### Exercise requirements:
Make an exact copy of the lines, leaving the pictures out.
-- START OF Source data --
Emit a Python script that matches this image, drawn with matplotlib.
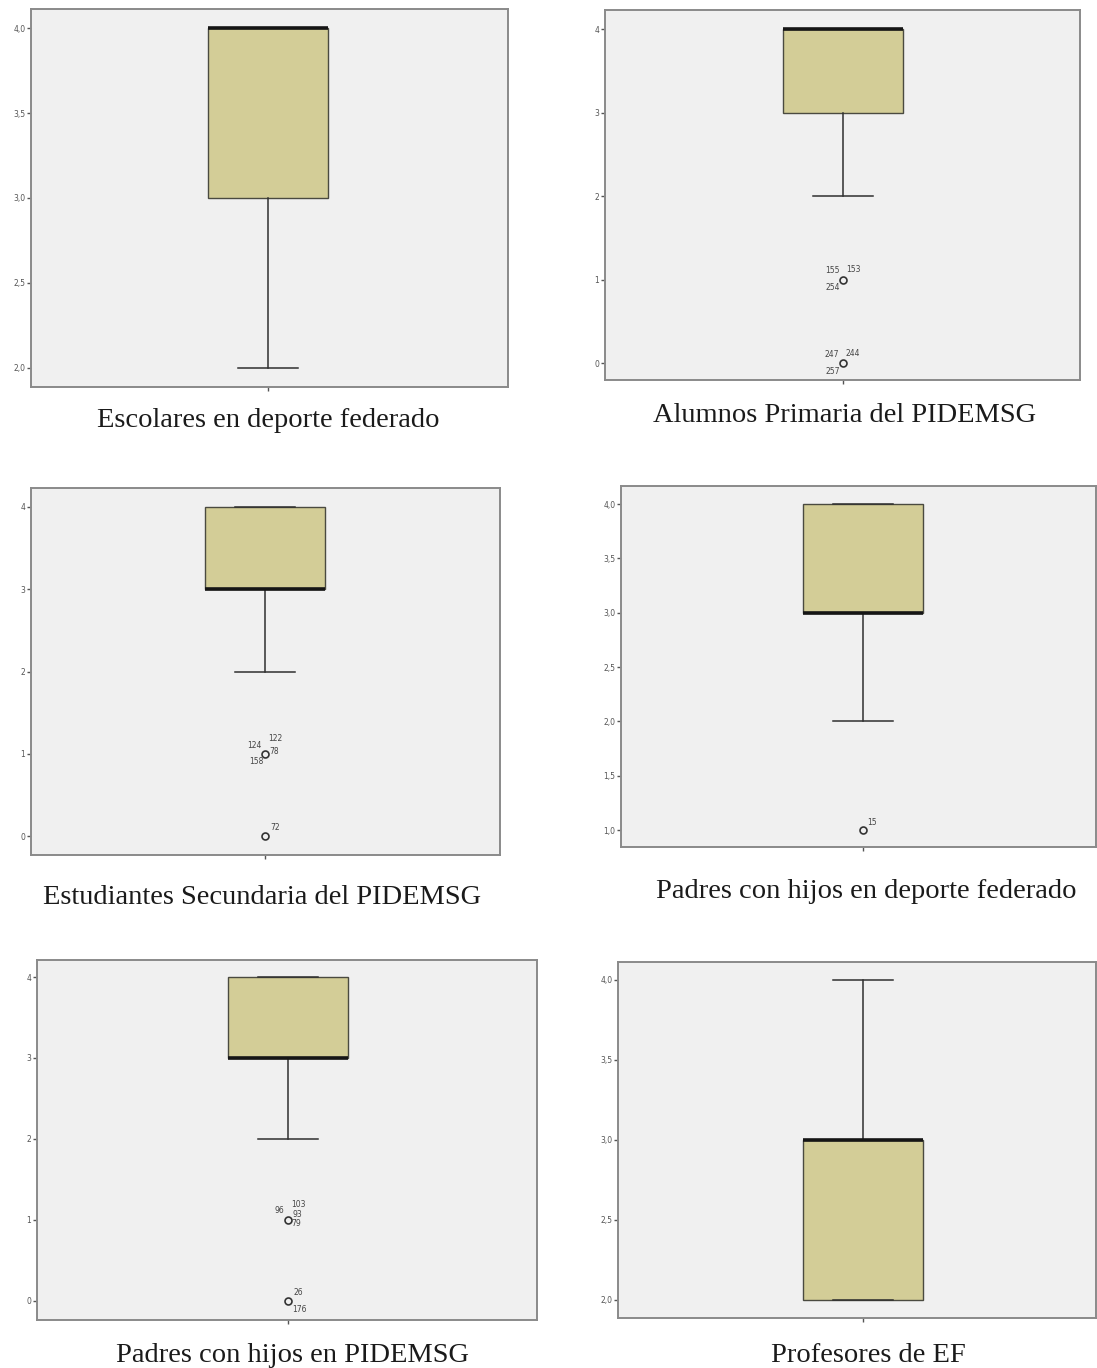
import matplotlib
matplotlib.use("Agg")
import matplotlib.pyplot as plt

# ---------------- data ----------------
titles = [
    "Escolares en deporte federado",
    "Alumnos Primaria del PIDEMSG",
    "Estudiantes Secundaria del PIDEMSG",
    "Padres con hijos en deporte federado",
    "Padres con hijos en PIDEMSG",
    "Profesores de EF",
]
q1 = [3, 3, 3, 3, 3, 2]
medians = [4, 4, 3, 3, 3, 3]
q3 = [4, 4, 4, 4, 4, 3]
whis_lo = [2, 2, 2, 2, 2, 2]
whis_hi = [4, 4, 4, 4, 4, 4]
outliers = [[], [1, 0], [1, 0], [1], [1, 0], []]
outlier_ids = [
    [],
    [["155", "153", "254"], ["247", "244", "257"]],
    [["124", "122", "78", "158"], ["72"]],
    [["15"]],
    [["96", "103", "93", "79"], ["26", "176"]],
    [],
]
yticks = [
    [2.0, 2.5, 3.0, 3.5, 4.0],
    [0, 1, 2, 3, 4],
    [0, 1, 2, 3, 4],
    [1.0, 1.5, 2.0, 2.5, 3.0, 3.5, 4.0],
    [0, 1, 2, 3, 4],
    [2.0, 2.5, 3.0, 3.5, 4.0],
]
decimals = [1, 0, 0, 1, 0, 1]

# ---------------- layout (pixels) ----------------
W, H = 1097, 1368
panels = [  # left, top, right, bottom, box centre x, ylim
    (31, 9, 508, 387, 268, (1.888, 4.112)),
    (605, 10, 1080, 380, 843, (-0.20, 4.228)),
    (31, 488, 500, 855, 265, (-0.23, 4.23)),
    (621, 486, 1096, 847, 863, (0.844, 4.166)),
    (37, 960, 537, 1320, 288, (-0.235, 4.21)),
    (618, 962, 1096, 1318, 863, (1.8875, 4.1125)),
]
caption_pos = [(268, 420), (845, 416), (262, 898), (866, 892), (293, 1356), (868, 1356)]
# label offsets (pixels) relative to outlier circle, same nesting as outlier_ids
label_offsets = [
    [],
    [[(-11, 9), (10, 10), (-10, -8)], [(-11, 9), (10, 10), (-10, -8)]],
    [[(-11, 8), (10, 15), (9, 2), (-9, -8)], [(10, 9)]],
    [[(9, 8)]],
    [[(-9, 9), (10, 15), (9, 5), (8, -4)], [(10, 8), (11, -9)]],
    [],
]
box_px = 120

fig = plt.figure(figsize=(W / 100, H / 100), dpi=100)
fig.patch.set_facecolor("white")

for i in range(6):
    l, t, r, b, cx, ylim = panels[i]
    ax = fig.add_axes([l / W, 1 - b / H, (r - l) / W, (b - t) / H])
    ax.set_facecolor("#f0f0f0")
    pos = (cx - l) / (r - l)
    width = box_px / (r - l)
    stats = [{
        "med": medians[i], "q1": q1[i], "q3": q3[i],
        "whislo": whis_lo[i], "whishi": whis_hi[i],
        "fliers": outliers[i],
    }]
    ax.bxp(stats, positions=[pos], widths=width, patch_artist=True,
           showfliers=True, capwidths=width / 2,
           boxprops=dict(facecolor="#d3cd97", edgecolor="#4a4a40", linewidth=1.0),
           medianprops=dict(color="#151515", linewidth=2.6),
           whiskerprops=dict(color="#303030", linewidth=1.1),
           capprops=dict(color="#303030", linewidth=1.1),
           flierprops=dict(marker="o", markersize=5, markerfacecolor="none",
                           markeredgecolor="#333333", markeredgewidth=1.2))
    # outlier case labels
    for j, val in enumerate(outliers[i]):
        for k, lab in enumerate(outlier_ids[i][j]):
            dx, dy = label_offsets[i][j][k]
            ax.annotate(lab, (pos, val), xytext=(dx, dy), textcoords="offset pixels",
                        ha="center", va="center", fontsize=5.5, color="#444444",
                        family="DejaVu Sans")
    ax.set_xlim(0, 1)
    ax.set_ylim(*ylim)
    ax.set_yticks(yticks[i])
    fmt = "{:.%df}" % decimals[i]
    ax.set_yticklabels([fmt.format(v).replace(".", ",") for v in yticks[i]],
                       fontsize=5.5, color="#555555")
    ax.set_xticks([pos])
    ax.set_xticklabels([""])
    ax.tick_params(axis="both", length=3, width=1, color="#555555", pad=1)
    for sp in ax.spines.values():
        sp.set_color("#8a8a8a")
        sp.set_linewidth(1.4)
    cxp, cyp = caption_pos[i]
    fig.text(cxp / W, 1 - cyp / H, titles[i], ha="center", va="center",
             fontsize=20.5, family="Liberation Serif", color="#1a1a1a")

fig.savefig("out.png", dpi=100)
-- END OF Source data --
### Result below:
Emit a Python script that matches this image, drawn with matplotlib.
import matplotlib
matplotlib.use("Agg")
import matplotlib.pyplot as plt

# ---------------- data ----------------
titles = [
    "Escolares en deporte federado",
    "Alumnos Primaria del PIDEMSG",
    "Estudiantes Secundaria del PIDEMSG",
    "Padres con hijos en deporte federado",
    "Padres con hijos en PIDEMSG",
    "Profesores de EF",
]
q1 = [3, 3, 3, 3, 3, 2]
medians = [4, 4, 3, 3, 3, 3]
q3 = [4, 4, 4, 4, 4, 3]
whis_lo = [2, 2, 2, 2, 2, 2]
whis_hi = [4, 4, 4, 4, 4, 4]
outliers = [[], [1, 0], [1, 0], [1], [1, 0], []]
outlier_ids = [
    [],
    [["155", "153", "254"], ["247", "244", "257"]],
    [["124", "122", "78", "158"], ["72"]],
    [["15"]],
    [["96", "103", "93", "79"], ["26", "176"]],
    [],
]
yticks = [
    [2.0, 2.5, 3.0, 3.5, 4.0],
    [0, 1, 2, 3, 4],
    [0, 1, 2, 3, 4],
    [1.0, 1.5, 2.0, 2.5, 3.0, 3.5, 4.0],
    [0, 1, 2, 3, 4],
    [2.0, 2.5, 3.0, 3.5, 4.0],
]
decimals = [1, 0, 0, 1, 0, 1]

# ---------------- layout (pixels) ----------------
W, H = 1097, 1368
panels = [  # left, top, right, bottom, box centre x, ylim
    (31, 9, 508, 387, 268, (1.888, 4.112)),
    (605, 10, 1080, 380, 843, (-0.20, 4.228)),
    (31, 488, 500, 855, 265, (-0.23, 4.23)),
    (621, 486, 1096, 847, 863, (0.844, 4.166)),
    (37, 960, 537, 1320, 288, (-0.235, 4.21)),
    (618, 962, 1096, 1318, 863, (1.8875, 4.1125)),
]
caption_pos = [(268, 420), (845, 416), (262, 898), (866, 892), (293, 1356), (868, 1356)]
# label offsets (pixels) relative to outlier circle, same nesting as outlier_ids
label_offsets = [
    [],
    [[(-11, 9), (10, 10), (-10, -8)], [(-11, 9), (10, 10), (-10, -8)]],
    [[(-11, 8), (10, 15), (9, 2), (-9, -8)], [(10, 9)]],
    [[(9, 8)]],
    [[(-9, 9), (10, 15), (9, 5), (8, -4)], [(10, 8), (11, -9)]],
    [],
]
box_px = 120

fig = plt.figure(figsize=(W / 100, H / 100), dpi=100)
fig.patch.set_facecolor("white")

for i in range(6):
    l, t, r, b, cx, ylim = panels[i]
    ax = fig.add_axes([l / W, 1 - b / H, (r - l) / W, (b - t) / H])
    ax.set_facecolor("#f0f0f0")
    pos = (cx - l) / (r - l)
    width = box_px / (r - l)
    stats = [{
        "med": medians[i], "q1": q1[i], "q3": q3[i],
        "whislo": whis_lo[i], "whishi": whis_hi[i],
        "fliers": outliers[i],
    }]
    ax.bxp(stats, positions=[pos], widths=width, patch_artist=True,
           showfliers=True, capwidths=width / 2,
           boxprops=dict(facecolor="#d3cd97", edgecolor="#4a4a40", linewidth=1.0),
           medianprops=dict(color="#151515", linewidth=2.6),
           whiskerprops=dict(color="#303030", linewidth=1.1),
           capprops=dict(color="#303030", linewidth=1.1),
           flierprops=dict(marker="o", markersize=5, markerfacecolor="none",
                           markeredgecolor="#333333", markeredgewidth=1.2))
    # outlier case labels
    for j, val in enumerate(outliers[i]):
        for k, lab in enumerate(outlier_ids[i][j]):
            dx, dy = label_offsets[i][j][k]
            ax.annotate(lab, (pos, val), xytext=(dx, dy), textcoords="offset pixels",
                        ha="center", va="center", fontsize=5.5, color="#444444",
                        family="DejaVu Sans")
    ax.set_xlim(0, 1)
    ax.set_ylim(*ylim)
    ax.set_yticks(yticks[i])
    fmt = "{:.%df}" % decimals[i]
    ax.set_yticklabels([fmt.format(v).replace(".", ",") for v in yticks[i]],
                       fontsize=5.5, color="#555555")
    ax.set_xticks([pos])
    ax.set_xticklabels([""])
    ax.tick_params(axis="both", length=3, width=1, color="#555555", pad=1)
    for sp in ax.spines.values():
        sp.set_color("#8a8a8a")
        sp.set_linewidth(1.4)
    cxp, cyp = caption_pos[i]
    fig.text(cxp / W, 1 - cyp / H, titles[i], ha="center", va="center",
             fontsize=20.5, family="Liberation Serif", color="#1a1a1a")

fig.savefig("out.png", dpi=100)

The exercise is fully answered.